» **AIM OF THE TASK**
Search the records for "with" and copy each line that holds it.

» **RECORD SET**

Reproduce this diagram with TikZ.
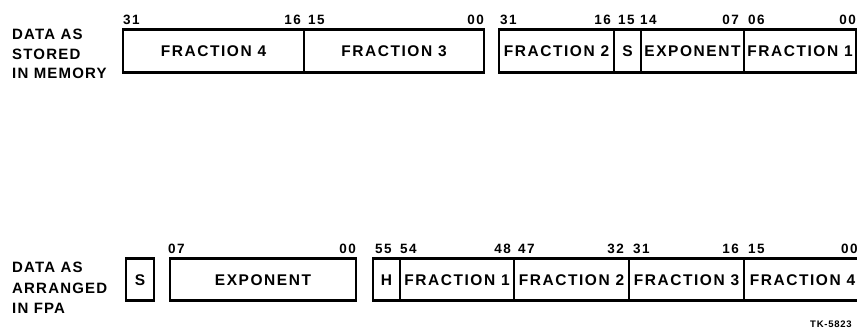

* * *

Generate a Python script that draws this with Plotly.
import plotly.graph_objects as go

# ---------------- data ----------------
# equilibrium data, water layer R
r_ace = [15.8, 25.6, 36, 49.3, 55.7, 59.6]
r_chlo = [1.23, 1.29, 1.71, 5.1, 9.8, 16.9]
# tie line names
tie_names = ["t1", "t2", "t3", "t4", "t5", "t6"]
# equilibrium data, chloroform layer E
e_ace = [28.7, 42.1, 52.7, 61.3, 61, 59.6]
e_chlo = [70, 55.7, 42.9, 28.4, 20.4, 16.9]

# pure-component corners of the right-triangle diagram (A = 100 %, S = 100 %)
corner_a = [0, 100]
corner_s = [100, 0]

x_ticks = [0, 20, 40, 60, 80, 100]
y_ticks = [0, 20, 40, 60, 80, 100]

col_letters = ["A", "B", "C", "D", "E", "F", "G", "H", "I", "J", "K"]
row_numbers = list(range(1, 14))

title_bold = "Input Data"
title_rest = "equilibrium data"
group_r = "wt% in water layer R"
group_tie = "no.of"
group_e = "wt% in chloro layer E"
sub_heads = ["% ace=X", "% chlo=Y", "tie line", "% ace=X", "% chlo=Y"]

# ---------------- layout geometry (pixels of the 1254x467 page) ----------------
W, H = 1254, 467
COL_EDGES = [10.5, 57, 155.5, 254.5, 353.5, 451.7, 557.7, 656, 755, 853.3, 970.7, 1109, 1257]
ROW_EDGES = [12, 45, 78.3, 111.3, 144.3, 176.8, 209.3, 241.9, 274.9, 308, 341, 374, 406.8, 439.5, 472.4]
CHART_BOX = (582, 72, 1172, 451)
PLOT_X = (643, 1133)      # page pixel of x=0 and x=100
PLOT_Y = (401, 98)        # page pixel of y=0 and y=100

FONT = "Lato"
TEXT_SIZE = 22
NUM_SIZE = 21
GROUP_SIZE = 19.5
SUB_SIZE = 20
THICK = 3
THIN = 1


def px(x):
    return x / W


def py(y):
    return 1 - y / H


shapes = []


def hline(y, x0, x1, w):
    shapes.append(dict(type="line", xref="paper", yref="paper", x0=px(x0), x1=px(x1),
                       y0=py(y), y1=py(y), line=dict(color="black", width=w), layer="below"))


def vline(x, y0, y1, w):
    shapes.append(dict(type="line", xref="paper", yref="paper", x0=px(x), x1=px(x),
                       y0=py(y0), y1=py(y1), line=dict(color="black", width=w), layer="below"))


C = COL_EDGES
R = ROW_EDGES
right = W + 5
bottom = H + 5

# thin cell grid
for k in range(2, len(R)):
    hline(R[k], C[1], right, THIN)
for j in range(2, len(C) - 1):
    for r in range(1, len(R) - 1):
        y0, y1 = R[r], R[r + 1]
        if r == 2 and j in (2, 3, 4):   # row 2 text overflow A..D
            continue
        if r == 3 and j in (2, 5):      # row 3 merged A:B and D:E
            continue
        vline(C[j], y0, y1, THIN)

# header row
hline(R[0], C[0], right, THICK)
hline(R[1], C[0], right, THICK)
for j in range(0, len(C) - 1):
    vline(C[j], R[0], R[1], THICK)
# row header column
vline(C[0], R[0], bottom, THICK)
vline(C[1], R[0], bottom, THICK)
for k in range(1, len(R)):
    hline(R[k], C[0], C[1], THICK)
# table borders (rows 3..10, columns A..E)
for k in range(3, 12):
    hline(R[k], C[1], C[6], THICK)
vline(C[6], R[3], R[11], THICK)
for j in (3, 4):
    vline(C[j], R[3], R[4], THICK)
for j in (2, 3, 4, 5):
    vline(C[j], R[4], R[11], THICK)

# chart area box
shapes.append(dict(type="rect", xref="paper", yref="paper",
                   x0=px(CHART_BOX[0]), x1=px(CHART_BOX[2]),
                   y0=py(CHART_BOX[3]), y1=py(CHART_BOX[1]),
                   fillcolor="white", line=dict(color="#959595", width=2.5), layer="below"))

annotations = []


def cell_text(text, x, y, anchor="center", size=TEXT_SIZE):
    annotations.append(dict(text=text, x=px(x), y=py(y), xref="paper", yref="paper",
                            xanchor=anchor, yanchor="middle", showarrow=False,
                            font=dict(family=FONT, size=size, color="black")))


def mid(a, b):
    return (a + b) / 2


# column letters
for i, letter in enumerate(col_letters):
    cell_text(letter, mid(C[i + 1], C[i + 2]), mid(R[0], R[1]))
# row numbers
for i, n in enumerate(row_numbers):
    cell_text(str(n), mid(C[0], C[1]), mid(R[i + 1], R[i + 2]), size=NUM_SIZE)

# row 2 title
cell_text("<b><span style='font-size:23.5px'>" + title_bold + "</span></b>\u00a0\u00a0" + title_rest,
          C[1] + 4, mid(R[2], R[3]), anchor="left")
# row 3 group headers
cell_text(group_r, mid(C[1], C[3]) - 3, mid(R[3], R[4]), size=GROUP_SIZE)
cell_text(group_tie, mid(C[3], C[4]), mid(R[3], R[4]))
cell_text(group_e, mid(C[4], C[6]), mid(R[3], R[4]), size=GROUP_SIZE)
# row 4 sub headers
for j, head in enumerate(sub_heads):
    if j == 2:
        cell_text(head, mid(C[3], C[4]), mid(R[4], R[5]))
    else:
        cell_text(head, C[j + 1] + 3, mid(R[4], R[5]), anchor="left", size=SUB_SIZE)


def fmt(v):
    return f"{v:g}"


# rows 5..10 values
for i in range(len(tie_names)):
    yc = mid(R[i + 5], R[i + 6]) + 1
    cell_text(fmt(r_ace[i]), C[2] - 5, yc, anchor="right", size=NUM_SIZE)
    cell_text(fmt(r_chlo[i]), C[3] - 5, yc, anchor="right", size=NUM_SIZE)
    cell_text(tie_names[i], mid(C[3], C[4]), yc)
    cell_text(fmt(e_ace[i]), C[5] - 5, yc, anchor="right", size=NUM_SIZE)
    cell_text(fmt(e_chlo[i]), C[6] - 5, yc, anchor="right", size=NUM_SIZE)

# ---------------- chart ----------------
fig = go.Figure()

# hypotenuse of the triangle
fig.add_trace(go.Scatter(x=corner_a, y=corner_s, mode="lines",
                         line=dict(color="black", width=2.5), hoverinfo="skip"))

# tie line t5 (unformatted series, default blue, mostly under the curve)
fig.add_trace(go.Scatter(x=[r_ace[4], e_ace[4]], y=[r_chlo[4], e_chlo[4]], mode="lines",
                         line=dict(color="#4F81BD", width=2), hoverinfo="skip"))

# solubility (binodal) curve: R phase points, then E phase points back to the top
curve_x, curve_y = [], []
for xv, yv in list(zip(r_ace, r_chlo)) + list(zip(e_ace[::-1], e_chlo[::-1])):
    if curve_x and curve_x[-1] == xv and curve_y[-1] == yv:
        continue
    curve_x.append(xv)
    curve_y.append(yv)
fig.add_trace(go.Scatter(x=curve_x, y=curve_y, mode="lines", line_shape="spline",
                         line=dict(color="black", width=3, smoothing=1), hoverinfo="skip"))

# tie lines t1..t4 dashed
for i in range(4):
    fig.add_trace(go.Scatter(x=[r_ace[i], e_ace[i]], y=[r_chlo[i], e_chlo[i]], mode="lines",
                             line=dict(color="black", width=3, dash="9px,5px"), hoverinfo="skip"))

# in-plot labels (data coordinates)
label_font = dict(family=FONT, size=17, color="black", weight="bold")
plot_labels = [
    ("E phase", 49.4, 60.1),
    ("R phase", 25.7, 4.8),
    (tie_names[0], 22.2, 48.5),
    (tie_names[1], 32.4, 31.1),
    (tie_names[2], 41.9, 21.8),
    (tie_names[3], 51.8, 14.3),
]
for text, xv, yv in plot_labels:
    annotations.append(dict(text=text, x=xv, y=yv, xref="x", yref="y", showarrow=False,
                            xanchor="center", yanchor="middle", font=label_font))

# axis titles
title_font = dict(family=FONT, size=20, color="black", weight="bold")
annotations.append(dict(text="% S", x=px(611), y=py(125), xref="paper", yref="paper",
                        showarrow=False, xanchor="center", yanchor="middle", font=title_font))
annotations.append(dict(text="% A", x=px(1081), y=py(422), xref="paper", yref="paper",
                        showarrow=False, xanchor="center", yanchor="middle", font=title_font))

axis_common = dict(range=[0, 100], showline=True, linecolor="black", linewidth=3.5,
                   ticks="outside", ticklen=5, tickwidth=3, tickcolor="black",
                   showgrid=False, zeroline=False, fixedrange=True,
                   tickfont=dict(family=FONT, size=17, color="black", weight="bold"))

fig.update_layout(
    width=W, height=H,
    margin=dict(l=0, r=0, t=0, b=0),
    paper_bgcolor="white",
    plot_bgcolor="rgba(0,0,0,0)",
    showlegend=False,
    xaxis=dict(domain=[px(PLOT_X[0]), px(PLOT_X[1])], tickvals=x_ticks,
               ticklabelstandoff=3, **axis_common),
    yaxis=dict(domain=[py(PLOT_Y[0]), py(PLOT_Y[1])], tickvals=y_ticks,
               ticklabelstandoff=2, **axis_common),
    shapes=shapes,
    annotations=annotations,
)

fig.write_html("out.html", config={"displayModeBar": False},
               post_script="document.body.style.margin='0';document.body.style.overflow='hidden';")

» **CORRECT ANSWER**
Reproduce this diagram with TikZ.
Generate a Python script that draws this with Plotly.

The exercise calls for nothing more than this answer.